Me equivoqué cuando escribí un día que La Habana es Cádiz con
más negritos. La Habana es Venecia con palmeras. La abandonada, decadente, sentimental
Venecia antillana se hunde en la Laguna Véneta de las negaciones y lágrimas de las
libertades. Por si faltaba un indicio racional a mi sospecha, el gato. En La Habana, como
en Venecia, hay gatos por las calles, rituales como vacas indias. El tirano puede con los
disidentes, pero su dictadura no llega a los gatos. Castro manda en Cuba bastante, pero no
hasta el punto de que mande hasta en el último gato. El último gato es un rebelde, un
contrarrevolucionario. Un gato que, como no entiende de barcos ni de controles de
seguridad, rompe por su cuenta el bloqueo interior y se acerca a Doña Sofía para que le
acaricie el lomo. Son orondos, patriarcales, rotundos los gatos de Venecia, adormecidos en
las orillas de los canales. Están héticos, escuchimizados, vareados estos gatos de La
Habana Vieja. Tiene que ser difícil vivir de las sobras de las cartillas de
racionamiento. Ya quisieran los dueños de los gatos de La Habana estar alimentados como
un gato de Nueva York. O quizá el gato era la reencarnación de alguien, del general
Weyler mismo, que dijo a la Reina:
--Señora, ni se le ocurra a V. M. sentaos en el trono del
palacio de los Capitanes Generales... Es el trono más hortera y cursi que hubo nunca en
las Españas. No es un trono; todo lo más es el sillón del presbiterio de una parroquia
de pueblo, para que se siente el cura mientras el coro de las catequistas canta el Credo
en la misa de la Patrona...
No sé si todo este revuelo de la visita regia servirá
para algo a efectos de los derechos humanos de los cubanos. Sí ha servido, de momento, y
bastante, para los derechos gatunos. Hombre, ya estaba bien de tanto prestigio de tener
perros, de esa exaltación social del perro. Con el tacto que siempre derrocha, la Reina
se ha puesto del lado de los que defendemos a los gatos por su independencia, por su
rebeldía, por su absoluta falta de adulación hacia sus dueños. Sabemos que a la Reina
le encantan los gatos y que al Rey le dan alipori.
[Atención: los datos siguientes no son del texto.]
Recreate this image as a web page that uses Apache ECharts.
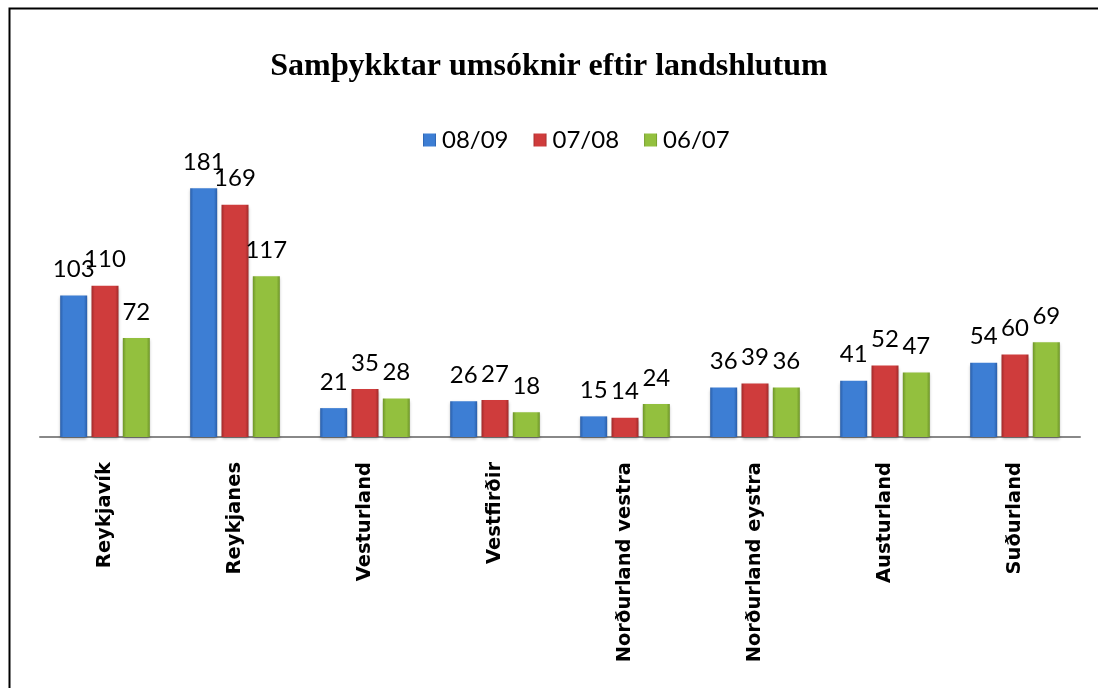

Iba Doña Sofía a acercarle el gato
habanero, y dijo el Rey castizo, con su farsa y licencia:
-- ¡ Ni muerto!
Y precisó luego a alguien del largo cortejo:
-- Yo es que los gatos...
Mal hecho, Señor. El Rey de todos los españoles tiene que
serlo de los españoles que les gustan los perros y de los españoles que nos gustan los
gatos. De Pablo Sebastián a Jesús Quintero, todo el mundo presume de tener un perro que
es primo del golden retriver del Rey. Ya era hora de que la Reina pusiera en su
sitio a los humildes gatos. Ojalá Doña Sofía ponga de moda los gatos como el Rey ha
puesto de moda los perros. Nada más libre e independiente que un gato. La Reina, con el
supremo lenguaje regio de los gestos, vino a decirnos que acariciaba a aquel gato porque
es el único que tiene verdadera libertad en La Habana.